Tengo que reconocer que esto me conforta. De alguna manera, aunque yo lo haga como una mera reflexión, sin ningún fundamento científico, puedo concluir que la memoria no se esfuma con la muerte de las personas. En algún lugar, aunque no sepa dónde, resiste la extraordinaria que poseía mi madre. No alcanzó su finitud en el montículo de tierra y cascajo que cubre su tumba.

Como tampoco se perdió la de mi maestro de Hechos de los Apóstoles, Marie Emile Boismard, ni sus alambicadas deducciones a partir de las comparativas entre las primeras versiones impresas que se conservan del texto en la biblioteca del Trinity College.
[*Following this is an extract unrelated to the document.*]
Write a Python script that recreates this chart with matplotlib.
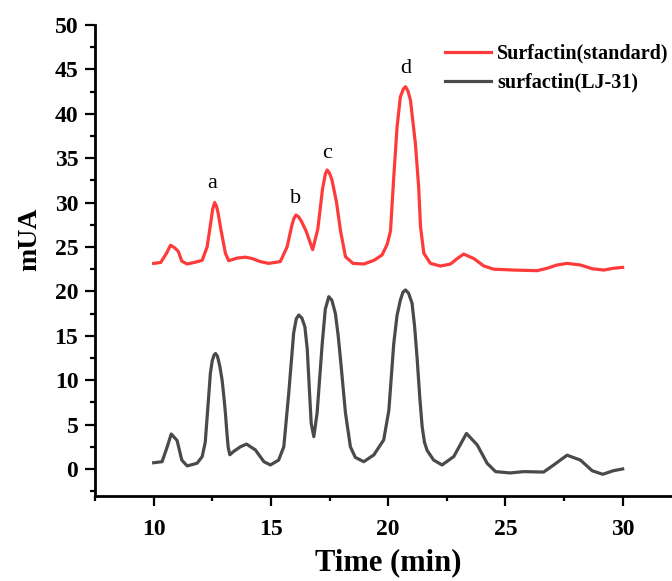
import matplotlib
matplotlib.use("Agg")
import matplotlib.pyplot as plt
from matplotlib.ticker import MultipleLocator

plt.rcParams['font.family'] = ['Liberation Serif', 'DejaVu Serif']

# retention time (min) and absorbance (mUA)
t_std = [10.0, 10.3, 10.55, 10.72, 10.9, 11.05, 11.2, 11.43, 11.8, 12.07, 12.28, 12.45,
         12.52, 12.6, 12.68, 12.75, 12.88, 13.06, 13.2, 13.56, 13.91, 14.2, 14.55, 14.9,
         15.4, 15.69, 15.9, 15.98, 16.07, 16.18, 16.3, 16.5, 16.78, 17.0, 17.2, 17.32,
         17.4, 17.5, 17.6, 17.8, 17.97, 18.18, 18.5, 18.96, 19.4, 19.74, 19.96, 20.1,
         20.24, 20.38, 20.52, 20.65, 20.74, 20.84, 20.95, 21.16, 21.3, 21.38, 21.52, 21.8,
         22.23, 22.66, 22.95, 23.22, 23.65, 24.08, 24.5, 25.36, 26.35, 26.78, 27.2, 27.63,
         28.2, 28.7, 29.2, 29.6, 30.0]
mua_std = [23.15, 23.25, 24.3, 25.2, 24.9, 24.5, 23.4, 23.08, 23.3, 23.5, 25.0, 28.0,
           29.3, 30.0, 29.6, 28.8, 26.8, 24.3, 23.45, 23.75, 23.85, 23.7, 23.35, 23.15,
           23.35, 25.0, 27.5, 28.2, 28.6, 28.4, 27.9, 26.8, 24.7, 27.0, 31.5, 33.2,
           33.67, 33.3, 32.6, 30.0, 26.8, 23.9, 23.15, 23.08, 23.5, 24.1, 25.3, 26.8,
           32.9, 38.5, 41.9, 42.8, 43.05, 42.6, 41.55, 36.7, 31.8, 27.3, 24.3, 23.16,
           22.85, 23.08, 23.7, 24.2, 23.7, 22.86, 22.5, 22.4, 22.33, 22.6, 22.97, 23.15,
           22.97, 22.55, 22.4, 22.6, 22.7]

t_lj = [10.0, 10.36, 10.58, 10.75, 11.0, 11.2, 11.43, 11.85, 12.07, 12.2, 12.3, 12.42,
        12.5, 12.58, 12.64, 12.72, 12.82, 12.92, 13.0, 13.06, 13.12, 13.18, 13.25, 13.4,
        13.7, 13.96, 14.34, 14.7, 14.98, 15.33, 15.55, 15.76, 15.97, 16.08, 16.19, 16.32,
        16.45, 16.55, 16.65, 16.72, 16.83, 16.97, 17.19, 17.32, 17.47, 17.6, 17.75, 17.87,
        17.97, 18.18, 18.39, 18.6, 18.96, 19.39, 19.81, 20.03, 20.24, 20.38, 20.52, 20.63,
        20.74, 20.87, 21.02, 21.13, 21.24, 21.35, 21.45, 21.55, 21.66, 21.94, 22.3, 22.8,
        23.34, 23.8, 24.22, 24.58, 25.2, 25.78, 26.63, 27.06, 27.63, 28.2, 28.7, 29.15,
        29.6, 30.0]
mua_lj = [0.7, 0.82, 2.5, 3.94, 3.2, 1.0, 0.34, 0.64, 1.39, 3.0, 6.5, 10.8,
          12.2, 12.85, 13.0, 12.7, 11.6, 10.0, 8.0, 6.3, 4.2, 2.4, 1.6, 1.95,
          2.5, 2.8, 2.14, 0.82, 0.45, 1.0, 2.5, 8.5, 15.3, 16.9, 17.34, 17.0,
          16.0, 13.5, 8.5, 5.1, 3.64, 6.3, 14.15, 18.0, 19.4, 19.0, 17.5, 15.0,
          12.3, 6.3, 2.5, 1.3, 0.82, 1.58, 3.27, 6.6, 14.15, 17.3, 19.0, 19.9,
          20.16, 19.8, 18.66, 16.0, 12.3, 8.0, 4.76, 3.0, 2.1, 1.0, 0.45, 1.4,
          4.0, 2.7, 0.64, -0.3, -0.45, -0.3, -0.35, 0.45, 1.55, 1.0, -0.2, -0.6,
          -0.2, 0.0]

peak_names = ['a', 'b', 'c', 'd']
peak_t = [12.5, 16.05, 17.4, 20.74]
peak_y = [32.1, 30.5, 35.55, 45.1]

fig = plt.figure(figsize=(6.72, 5.81), dpi=100)
ax = fig.add_axes([0.1414, 0.147, 0.8724, 0.81])

ax.plot(t_std, mua_std, color='#ff3a3a', lw=2.3, solid_joinstyle='round',
        label='Surfactin(standard)')
ax.plot(t_lj, mua_lj, color='#4a4a4a', lw=2.3, solid_joinstyle='round',
        label='surfactin(LJ-31)')

for name, x, y in zip(peak_names, peak_t, peak_y):
    ax.text(x, y, name, fontsize=16, ha='center', va='center')

ax.set_xlim(7.5, 32.5)
ax.set_ylim(-3, 50)
ax.xaxis.set_major_locator(MultipleLocator(5))
ax.xaxis.set_minor_locator(MultipleLocator(2.5))
ax.yaxis.set_major_locator(MultipleLocator(5))
ax.yaxis.set_minor_locator(MultipleLocator(2.5))

for s in ['top', 'right']:
    ax.spines[s].set_visible(False)
for s in ['left', 'bottom']:
    ax.spines[s].set_linewidth(2)

ax.tick_params(which='major', direction='out', length=7, width=1.6, pad=5)
ax.tick_params(which='minor', direction='out', length=3.6, width=1.6)
ax.tick_params(axis='x', which='major', pad=10)
for lab in ax.get_xticklabels() + ax.get_yticklabels():
    lab.set_fontsize(17)
    lab.set_fontweight('bold')

ax.set_xlabel('Time (min)', fontsize=22, fontweight='bold', labelpad=6)
ax.set_ylabel('mUA', fontsize=20, fontweight='bold')
ax.yaxis.set_label_coords(-0.09, 0.545)

ax.legend(loc='upper left', bbox_to_anchor=(0.662, 0.925), bbox_transform=fig.transFigure,
          frameon=False, prop={'weight': 'bold', 'size': 14.5}, handlelength=2.3,
          handletextpad=0.3, labelspacing=0.45, borderpad=0, borderaxespad=0)

fig.savefig('out.png', dpi=100)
Hasta puede ser que en algún dónde persistan los marcadores de las interminables partidas de tenis que disputábamos antes de volver a las columnas sinópticas.

Ni las memorias de otros profesores que me enseñaron el aoristo griego o los nombres y apellidos de los dos arquitectos de Santa Sofía en Historia del Arte y la Cultura en el instituto, ni las del profesor de Roo que tenía en su cerebro holandés miles de caracteres japoneses junto con el orden de escritura de los rasgos y las historias, muchas de ellas inventadas, del origen de los pictogramas. Ni siquiera la de mi querido maestro de escuela infantil Don Tino que me hizo aprender, de memoria, por supuesto, los metros que tenía la montaña más alta de Europa, para insondable satisfacción del inspector de educación cuando nos examinó a bote pronto de geografía.
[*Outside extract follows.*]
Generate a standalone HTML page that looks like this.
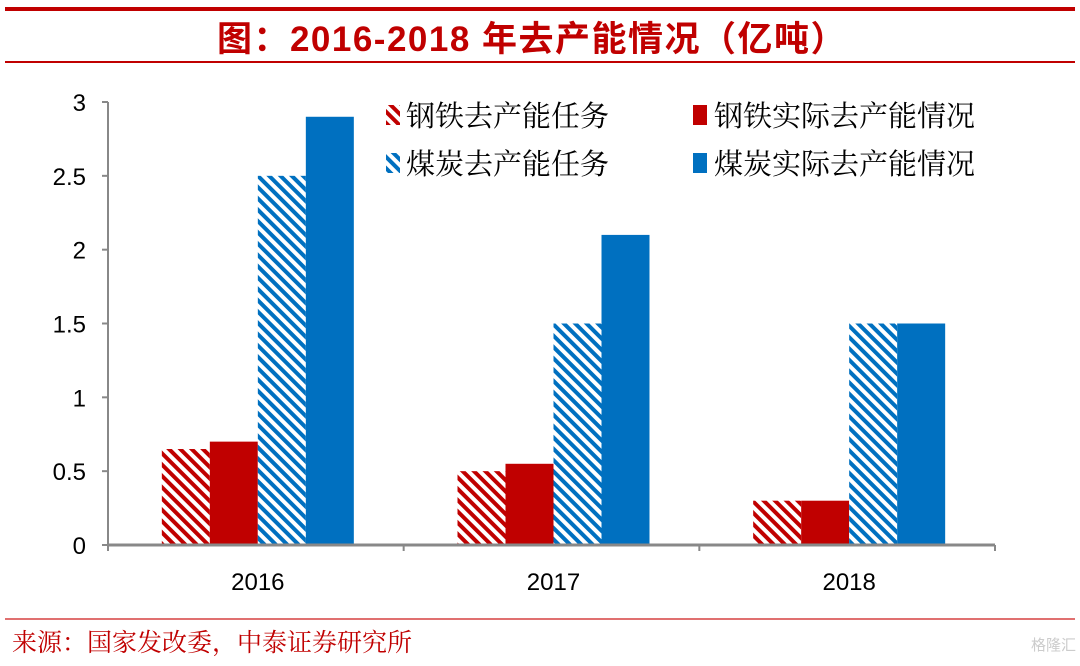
<!DOCTYPE html>
<html><head><meta charset="utf-8"><style>
body{margin:0;background:#fff;}
svg text{font-family:"Liberation Sans","Noto Sans CJK SC",sans-serif;}
svg text.cj{font-family:"Liberation Serif","Noto Serif CJK SC",serif;}
</style></head><body>
<svg width="1080" height="661" viewBox="0 0 1080 661">
<defs>
<pattern id="hr" patternUnits="userSpaceOnUse" width="8" height="8" patternTransform="rotate(-45)"><rect width="8" height="8" fill="#fff"/><rect width="4" height="8" fill="#c00000"/></pattern>
<pattern id="hb" patternUnits="userSpaceOnUse" width="8" height="8" patternTransform="rotate(-45)"><rect width="8" height="8" fill="#fff"/><rect width="4" height="8" fill="#0070c0"/></pattern>
</defs>
<rect x="5" y="7" width="1070" height="4" fill="#c00000"/>
<text x="532" y="51" text-anchor="middle" font-size="35" font-weight="bold" fill="#c00000" letter-spacing="1.5">图：2016-2018 年去产能情况（亿吨）</text>
<rect x="5" y="61" width="1070" height="2" fill="#c00000"/>
<g id="axes"></g>
<g id="bars"></g>
<g>
<rect x="386" y="105" width="14" height="20" fill="url(#hr)"/>
<text class="cj" x="406" y="126" font-size="29" fill="#000">钢铁去产能任务</text>
<rect x="693" y="105" width="14" height="20" fill="#c00000"/>
<text class="cj" x="714" y="126" font-size="29" fill="#000">钢铁实际去产能情况</text>
<rect x="386" y="153" width="14" height="20" fill="url(#hb)"/>
<text class="cj" x="406" y="174" font-size="29" fill="#000">煤炭去产能任务</text>
<rect x="693" y="153" width="14" height="20" fill="#0070c0"/>
<text class="cj" x="714" y="174" font-size="29" fill="#000">煤炭实际去产能情况</text>
</g>
<rect x="5" y="618" width="1070" height="2" fill="#e07070"/>
<text class="cj" x="12" y="651" font-size="25" fill="#c00000">来源：国家发改委，中泰证券研究所</text>
<text x="1076" y="650" text-anchor="end" font-size="15" fill="#ccc">格隆汇</text>
</svg>
<script>
const categories=["2016","2017","2018"];
const steelTask=[0.65,0.5,0.3];
const steelActual=[0.7,0.55,0.3];
const coalTask=[2.5,1.5,1.5];
const coalActual=[2.9,2.1,1.5];
const yTicks=[0,0.5,1,1.5,2,2.5,3];
const NS="http://www.w3.org/2000/svg";
const x0=108,x1=995,yB=545,yT=102,yMax=3;
const gw=(x1-x0)/categories.length,bw=48;
const ys=v=>yB-(v/yMax)*(yB-yT);
function mk(t,a,p){const e=document.createElementNS(NS,t);for(const k in a)e.setAttribute(k,a[k]);p.appendChild(e);return e;}
const ax=document.getElementById('axes'),bg=document.getElementById('bars');
let l=mk('line',{x1:x0,y1:yT,x2:x0,y2:yB,stroke:'#888','stroke-width':2},ax);


yTicks.forEach(v=>{
 const t=mk('line',{x1:x0-6,y1:ys(v),x2:x0,y2:ys(v),stroke:'#888','stroke-width':2},ax);
 
 
 const tx=mk('text',{x:86,y:ys(v)+9,'text-anchor':'end','font-size':24,fill:'#000'},ax);
 tx.textContent=v;
 
 
});
const series=[[steelTask,'url(#hr)','steel-task'],[steelActual,'#c00000','steel-actual'],[coalTask,'url(#hb)','coal-task'],[coalActual,'#0070c0','coal-actual']];
categories.forEach((c,i)=>{
 const gx=x0+gw*i,cx=gx+gw/2+2;
 series.forEach((s,j)=>{
  const v=s[0][i];
  const r=mk('rect',{x:cx-2*bw+j*bw,y:ys(v),width:bw,height:yB-ys(v),fill:s[1]},bg);
  
  
 });
 const t=mk('text',{x:cx,y:590,'text-anchor':'middle','font-size':24,fill:'#000'},ax);
 t.textContent=c;
 
 
});
for(let i=0;i<=categories.length;i++){
 const tk=mk('line',{x1:x0+gw*i,y1:yB,x2:x0+gw*i,y2:yB+6,stroke:'#888','stroke-width':2},ax);
 
 
}
const xa=mk('line',{x1:x0,y1:yB,x2:x1,y2:yB,stroke:'#888','stroke-width':3},bg);


</script>
</body></html>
Como tampoco, por suerte, espero se disuelvan las mías en el éter, cuando algún alma caritativa amontone la tierra y el cascajo en el altozano del camposanto de mi aldea, no muy lejos del que ocupa mi padre, mi madre, mi abuelo. En algún espacio ignoto sobrevivirá, por la eternidad, la memoria familiar.

Es más, siempre he pensado que en el paraíso no habrá huríes, ni arroyo que manen leche y miel, ni siquiera aureolas. Lo que habrá será una infinita memoria colectiva. La de toda la humanidad. Incluida la mínima porción que me corresponda.

El edén será memoria o no será nada.